Aliás, o brutal aumento do número de presos, entre 2003 e 2014, somente demonstra que a política supostamente “social” do PT foi a de distribuir migalhas para que o povo aguentasse mais sofrimento, mais roubo, mais corte nos direitos reais, enquanto o discurso oficial cantava loas a essas migalhas, como se elas fossem a antessala do Paraíso.
E nem tocamos ainda na questão fulcral: a quebra da produção industrial nacional para o mercado interno, substituída pelo penduramento do país no mercado externo de commodities (basicamente duas: a soja e o minério de ferro) com um importacionismo tresloucado, quase no estilo da República Velha, exceto pelo fato de que, naquela época, pelo menos as plantações de café eram nacionais. Basta ver o que ocorreu com a indústria do etanol – e com vastas plantações de cana – para sentir como essa política consegue, na essência, ser ainda mais submissa que a de Campos Salles ou Washington Luís.
Por que isso é importante na avaliação das eleições?
Porque existem alguns bobos que pretendem assustar o povo – embora não o consigam – com o espantalho do fortalecimento tucano, se o PT continuar a encolher, e, mesmo, deixar de existir.
Primeiro, o responsável por qualquer fortalecimento tucano é o PT, que trouxe de volta a política neoliberal tucana, quando ela já estava de vela na mão, ou, pior, já passara, no Brasil, para o além túmulo.
Segundo, a garantia de que qualquer fortalecimento tucano será passageiro é que a política tucana é a mesma do PT – ou, ao inverso, o PT, a partir de 2011, e mais ainda de 2015, aderiu, precisamente, à política tucana. Isso o levou à cova da mesma forma que levará os tucanos – como, aliás, já teria levado, se não fosse a traição petista.
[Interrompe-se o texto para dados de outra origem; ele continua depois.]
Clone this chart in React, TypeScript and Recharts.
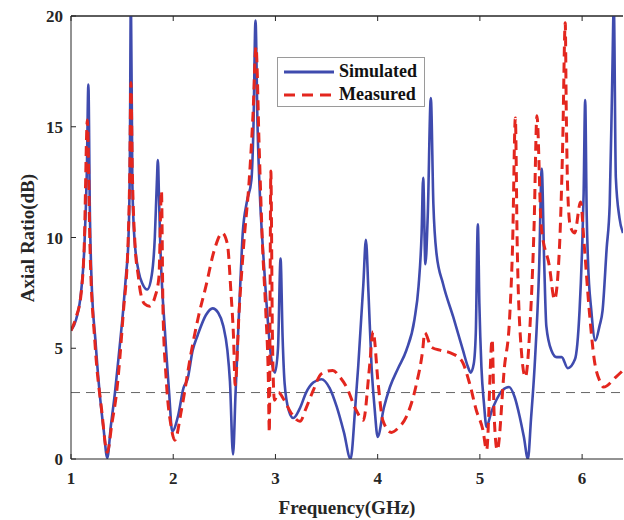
import React from "react";
import {
  LineChart,
  Line,
  XAxis,
  YAxis,
  ReferenceLine,
} from "recharts";

// frequency (GHz) / axial ratio (dB)
const simFreq = [
  1.0, 1.05, 1.1, 1.13, 1.155, 1.17, 1.185, 1.2, 1.24, 1.28, 1.32, 1.355, 1.39, 1.43, 1.47, 1.51,
  1.54, 1.56, 1.575, 1.586, 1.6, 1.62, 1.66, 1.7, 1.746, 1.79, 1.82, 1.84, 1.85, 1.86, 1.87, 1.92,
  1.96, 1.99, 2.05, 2.1, 2.14, 2.19, 2.24, 2.32, 2.385, 2.44, 2.49, 2.53, 2.555, 2.585, 2.61, 2.635,
  2.66, 2.68, 2.72, 2.765, 2.785, 2.805, 2.825, 2.85, 2.88, 2.91, 2.96, 2.995, 3.025, 3.05, 3.07,
  3.09, 3.13, 3.175, 3.24, 3.3, 3.37, 3.45, 3.53, 3.6, 3.67, 3.735, 3.78, 3.81, 3.86, 3.885, 3.91,
  3.94, 3.97, 4.0, 4.06, 4.12, 4.2, 4.28, 4.36, 4.4, 4.43, 4.445, 4.467, 4.49, 4.52, 4.545, 4.575,
  4.64, 4.74, 4.835, 4.88, 4.91, 4.94, 4.96, 4.98, 4.995, 5.015, 5.04, 5.065, 5.11, 5.16, 5.22,
  5.285, 5.34, 5.39, 5.43, 5.47, 5.5, 5.535, 5.58, 5.605, 5.63, 5.65, 5.7, 5.75, 5.8, 5.86, 5.93,
  5.975, 6.0, 6.015, 6.03, 6.045, 6.057, 6.09, 6.13, 6.17, 6.2, 6.24, 6.27, 6.295, 6.31, 6.33,
  6.365, 6.4,
];
const simAR = [
  5.8, 6.3, 7.6, 9.5, 13, 16.9, 11, 8.2, 5.3, 3.0, 1.3, 0.05, 1.5, 3.0, 4.8, 6.7,
  8.4, 9.7, 13, 21, 12.5, 10.0, 8.5, 7.9, 7.65, 8.3, 10, 12.5, 13.5, 12, 10.2, 5.7,
  3.0, 1.25, 2.0, 3.2, 3.6, 4.9, 5.6, 6.5, 6.8, 6.6, 6.0, 4.9, 3.5, 0.2, 3.0, 5.7,
  8.3, 10.2, 11.6, 12.6, 15, 19.8, 15, 11.7, 9.3, 7.2, 4.5, 3.9, 5, 9.05, 5.5,
  3.4, 2.2, 1.85, 2.3, 3.0, 3.45, 3.6, 3.2, 2.35, 1.2, 0.0, 2.3, 4.2, 7.9, 9.9, 7.5,
  4.2, 2.3, 1.0, 2.3, 3.25, 4.1, 4.9, 6.3, 7.8, 10.2, 12.7, 8.8, 11, 16.3, 11.5, 9.3,
  7.9, 6.4, 4.9, 4.2, 3.9, 4.3, 5.7, 10.6, 7, 4.15, 2.5, 1.45, 2.1, 2.65, 3.1,
  3.25, 2.8, 1.9, 1.0, 0.0, 1.8, 4.15, 8.7, 13.1, 8.7, 6.0, 4.9, 4.6, 4.6, 4.1, 4.5,
  6.7, 9.5, 12, 16.2, 11, 9.0, 6.7, 5.35, 6.0, 6.7, 9.5, 11.5, 17.2, 20.5, 12.7,
  10.9, 10.2,
];

const measFreq = [
  1.0, 1.05, 1.1, 1.13, 1.16, 1.185, 1.235, 1.3, 1.355, 1.4, 1.446, 1.51, 1.56, 1.575, 1.586, 1.6,
  1.626, 1.66, 1.67, 1.72, 1.77, 1.82, 1.86, 1.885, 1.9, 1.93, 1.98, 2.015, 2.08, 2.175, 2.25, 2.32,
  2.4, 2.48, 2.53, 2.565, 2.59, 2.606, 2.645, 2.69, 2.745, 2.78, 2.81, 2.84, 2.873, 2.905, 2.93,
  2.94, 2.955, 2.97, 2.99, 3.03, 3.08, 3.15, 3.24, 3.3, 3.37, 3.45, 3.56, 3.63, 3.695, 3.79, 3.86,
  3.92, 3.955, 4.005, 4.05, 4.135, 4.2, 4.28, 4.38, 4.44, 4.46, 4.525, 4.62, 4.705, 4.82, 4.9,
  4.965, 5.03, 5.066, 5.12, 5.14, 5.17, 5.24, 5.29, 5.32, 5.347, 5.365, 5.39, 5.445, 5.49, 5.53,
  5.558, 5.6, 5.68, 5.73, 5.78, 5.81, 5.835, 5.845, 5.86, 5.885, 5.927, 5.985, 6.02, 6.07, 6.12,
  6.17, 6.21, 6.33, 6.4,
];
const measAR = [
  5.8, 6.4, 7.5, 9.7, 15.3, 9.7, 5.2, 2.2, 0.3, 1.6, 3.0, 6.5, 10, 13, 17.0, 13,
  9.7, 8.2, 7.8, 7.0, 6.9, 7.3, 8.2, 12.1, 6.7, 3.7, 1.45, 0.85, 2.2, 4.8, 6.5, 7.8,
  9.4, 10.2, 9.7, 7.5, 5.5, 3.35, 6.7, 9.7, 12.7, 15.5, 18.6, 14.2, 9.7, 6.7, 3.7,
  1.2, 13.0, 5.7, 2.65, 3.0, 2.7, 2.1, 1.7, 2.3, 3.1, 3.85, 4.0, 3.7, 3.25, 2.2, 1.75,
  4.15, 5.75, 3.4, 1.75, 1.2, 1.4, 1.9, 3.4, 4.9, 5.7, 5.05, 4.9, 4.8, 4.45, 3.4,
  2.2, 1.3, 0.4, 5.4, 1.9, 0.4, 4.15, 6.3, 9.7, 15.4, 9.7, 6.0, 3.7, 6.0, 10.5,
  15.5, 10.5, 8.7, 7.2, 9.7, 14.2, 19.7, 15.7, 12.0, 10.5, 10.2, 11.6, 9.7, 6.7, 4.45,
  3.55, 3.25, 3.7, 4.0,
];

const xTicks = [1, 2, 3, 4, 5, 6];
const yTicks = [0, 5, 10, 15, 20];

const simulated = simFreq.map((f, i) => ({ f, v: simAR[i] }));
const measured = measFreq.map((f, i) => ({ f, v: measAR[i] }));

const BLUE = "#3F4BAE";
const RED = "#E3261E";
const AXIS = "#262626";
const FONT = "'Liberation Serif', 'Times New Roman', serif";
const tickStyle = { fontSize: 17, fontWeight: 700, fill: AXIS, fontFamily: FONT };

function LegendBox() {
  const row = (dash: string | undefined, color: string, label: string) => (
    <div style={{ display: "flex", alignItems: "center", height: 23 }}>
      <svg width={56} height={10}>
        <line x1={3} y1={5} x2={53} y2={5} stroke={color} strokeWidth={3} strokeDasharray={dash} />
      </svg>
      <span style={{ fontFamily: FONT, fontWeight: 700, fontSize: 18, color: "#111", marginLeft: 2 }}>
        {label}
      </span>
    </div>
  );
  return (
    <div
      style={{
        position: "absolute",
        left: 277,
        top: 57,
        border: "1px solid #9a9a9a",
        background: "#fff",
        width: 148,
        height: 50,
        padding: "2px 0 0 3px",
        boxSizing: "border-box",
      }}
    >
      {row(undefined, BLUE, "Simulated")}
      {row("11 7", RED, "Measured")}
    </div>
  );
}

// top axis keeps its inward tick marks but shows no labels
const noTick = () => <g />;

export default function App() {
  return (
    <div style={{ position: "absolute", left: 0, top: 0, width: 624, height: 520, background: "#fff" }}>
      <LineChart width={624} height={520} margin={{ top: 1, right: 1, bottom: 0, left: 0 }}>
        <XAxis
          dataKey="f"
          type="number"
          domain={[1, 6.4]}
          ticks={xTicks}
          allowDataOverflow
          height={61}
          tickSize={-5}
          tickMargin={18}
          tick={tickStyle}
          stroke={AXIS}
          label={{
            value: "Frequency(GHz)",
            position: "insideBottom",
            offset: 6,
            style: { fontSize: 19, fontWeight: 700, fill: AXIS, fontFamily: FONT },
          }}
        />
        <XAxis
          xAxisId="top"
          orientation="top"
          dataKey="f"
          type="number"
          domain={[1, 6.4]}
          ticks={xTicks}
          allowDataOverflow
          height={15}
          tickSize={-5}
          tick={noTick}
          stroke={AXIS}
        />
        <YAxis
          type="number"
          domain={[0, 20]}
          ticks={yTicks}
          allowDataOverflow
          width={71}
          tickSize={-5}
          tickMargin={13}
          tick={tickStyle}
          stroke={AXIS}
          label={{
            content: () => (
              <text
                x={27}
                y={238}
                transform="rotate(-90 27 238)"
                textAnchor="middle"
                dominantBaseline="central"
                style={{ fontSize: 19, fontWeight: 700, fill: AXIS, fontFamily: FONT }}
              >
                Axial Ratio(dB)
              </text>
            ),
          }}
        />
        <ReferenceLine y={20} stroke={AXIS} strokeWidth={1} />
        <ReferenceLine y={3} stroke="#666" strokeWidth={1} strokeDasharray="9 6" />
        <Line
          data={simulated}
          dataKey="v"
          type="monotone"
          stroke={BLUE}
          strokeWidth={2.6}
          dot={false}
          isAnimationActive={false}
          name="Simulated"
        />
        <Line
          data={measured}
          dataKey="v"
          type="monotone"
          stroke={RED}
          strokeWidth={3}
          strokeDasharray="10 6"
          dot={false}
          isAnimationActive={false}
          name="Measured"
        />
      </LineChart>
      <LegendBox />
    </div>
  );
}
Ulysses Guimarães, em um famoso discurso que reproduzimos em nossa última edição, falou do “castigo popular, que tem sido implacável com os traidores do Brasil. A pátria não condecora os traidores”.
Justamente, o que está acontecendo com o PT é o castigo popular que sempre aparece antes cedo do que tarde.
Quanto aos tucanos, vejamos a outra tendência que o segundo turno das últimas eleições confirmou.
2) A revolta contra o PT & satélites manifestou-se, antes de tudo, no aumento de abstenções, votos nulos e votos em branco.
Em 11 municípios, dos 57 onde houve segundo turno no domingo, a soma das abstenções, votos nulos e votos em branco superou a votação do candidato mais votado. E não são quaisquer municípios: Rio de Janeiro, Belo Horizonte, Porto Alegre, Niterói, São Gonçalo, São Bernardo do Campo, Ribeirão Preto, Diadema, Belford Roxo, Petrópolis e Mauá.
Em outros, isso ficou muito perto de acontecer.
Mas os índices dos que não votaram em nenhum candidato, na tabela desta página, é suficiente para demonstrar que não houve uma simples transposição dos votos que antes sufragaram candidatos do PT, ou assemelhados, para os tucanos.
Esse eleitorado que não votou em algum candidato não ficou com alergia à política, como dizem alguns desavisados – ou de mera má-fé.
O que esse eleitorado não aceita nem suporta é a política de petistas ou tucanos – que é a mesma, precisamente porque tanto uns quanto outros são apenas serviçais da dependência externa, vale dizer, do poder financeiro que se concentra e é simbolizado por Wall Street e outros lugares de igual má fama.
Logo, o que está surgindo não é uma substituição dos petistas pelos seus coirmãos tucanos – que têm como contradição principal a briga para ser o agente preferencial dos monopólios financeiros externos aqui dentro.
O que está surgindo é o espaço, cada vez maior, para um projeto nacional e uma política voltada para os interesses nacionais.
Ainda que petistas e tucanos tentem frear esse avanço com alguns casuísmos – é a isso que chamam “reforma partidária”: o banimento de partidos que estão crescendo, porque eles estão caindo na vala comum a que o Brasil sempre relegou os traidores – não é possível conter aquilo que constitui o cerne da própria Nação, o âmago do próprio povo brasileiro.